Okay, obviously I must be one of those mean, cranky moms who never let their child get gum at the register in the supermarket or ice cream on the way home from school (which is alarmingly accurate although I have been known to knuckle under when a good grade is involved). But when children get a souvenir on every excursion (or a trophy at every game or an A in every class), doesn't it cheapen the souvenir, trophy, A? How long until she asks me if I want the keychain because it has been replaced by 5 more keychains from 5 more field trips? Or will she hang on to it forever like I hold on to my grandmother's english primer - out of a sense of responsibility?
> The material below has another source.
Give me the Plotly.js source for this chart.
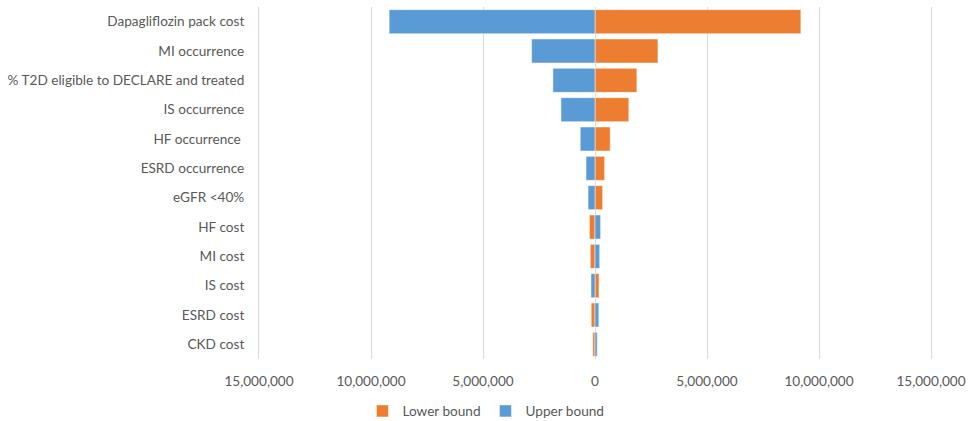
<!DOCTYPE html>
<html>
<head>
<meta charset="utf-8">
<script src="https://cdn.plot.ly/plotly-3.0.1.min.js"></script>
<style>html,body{margin:0;padding:0;background:#fff;}#chart{width:971px;height:421px;}</style>
</head>
<body>
<div id="chart"></div>
<script>
// Categories, top to bottom
var categories = [
  "Dapagliflozin pack cost",
  "MI occurrence",
  "% T2D eligible to DECLARE and treated",
  "IS occurrence",
  "HF occurrence\u00a0",
  "ESRD occurrence",
  "eGFR <40%",
  "HF cost",
  "MI cost",
  "IS cost",
  "ESRD cost",
  "CKD cost"
];
// Deviation from base case (signed)
var lowerBound = [9190000, 2810000, 1870000, 1510000, 680000, 430000, 340000, -250000, -210000, 180000, -170000, -100000];
var upperBound = [-9190000, -2830000, -1880000, -1520000, -660000, -400000, -310000, 250000, 210000, -180000, 170000, 100000];
// Axis ticks
var tickValues = [-15000000, -10000000, -5000000, 0, 5000000, 10000000, 15000000];
var tickLabels = ["15,000,000", "10,000,000", "5,000,000", "0", "5,000,000", "10,000,000", "15,000,000"];

var fontFam = "Lato, 'Open Sans', sans-serif";
var txtColor = "#595959";
var fs = 13.6;

var traces = [
  {
    type: "bar", orientation: "h", name: "Lower bound",
    y: categories, x: lowerBound, width: 0.82,
    marker: {color: "#ED7D31", line: {color: "rgba(255,255,255,0.7)", width: 0.7}},
    hoverinfo: "x+y"
  },
  {
    type: "bar", orientation: "h", name: "Upper bound",
    y: categories, x: upperBound, width: 0.82,
    marker: {color: "#5B9BD5", line: {color: "rgba(255,255,255,0.7)", width: 0.7}},
    hoverinfo: "x+y"
  }
];

var layout = {
  width: 971, height: 421,
  margin: {l: 259, r: 40, t: 7, b: 62, pad: 0, autoexpand: false},
  paper_bgcolor: "#ffffff", plot_bgcolor: "#ffffff",
  barmode: "overlay",
  font: {family: fontFam, size: fs, color: txtColor},
  showlegend: true,
  legend: {
    orientation: "h", x: 0.337, xanchor: "center", y: -0.148, yanchor: "middle",
    font: {family: fontFam, size: fs, color: txtColor},
    itemwidth: 30, traceorder: "normal", entrywidth: 78
  },
  xaxis: {
    range: [-15000000, 15000000],
    tickmode: "array", tickvals: tickValues, ticktext: tickLabels,
    showgrid: true, gridcolor: "#d9d9d9", gridwidth: 1,
    zeroline: true, zerolinecolor: "#d9d9d9", zerolinewidth: 1,
    showline: false, ticks: "", ticklabelstandoff: 12,
    tickfont: {family: fontFam, size: fs, color: txtColor},
    automargin: false, fixedrange: true
  },
  yaxis: {
    type: "category", categoryorder: "array", categoryarray: categories,
    autorange: "reversed",
    showgrid: false, zeroline: false,
    showline: true, mirror: true, linecolor: "#d9d9d9", linewidth: 1,
    ticks: "", ticklabelstandoff: 11,
    tickfont: {family: fontFam, size: fs, color: txtColor},
    automargin: false, fixedrange: true
  }
};

Plotly.newPlot("chart", traces, layout, {displayModeBar: false, staticPlot: true});
</script>
</body>
</html>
Responsibility to a THING - something she would never have purchased if the class hadn't stopped at the gift shop.
Look, I've chaperoned field trips. I know it's hard when the kids want to buy something and we have to say no. I prefer to usher them past the gift shop, right out to the bus, stopping only at the rest room and water fountain, because where one kid might have brought $20 (or $40 or $100!), there's another kid who has nothing, either because his mom forgot or her dad said they shouldn't spend the money or grandma dropped them off at school and it's lucky they had a sack lunch. The world encourages us to be consumers and that's never going to change, but unless we're on a field trip to learn how to buy things and count our change, let's try skipping the gift shop.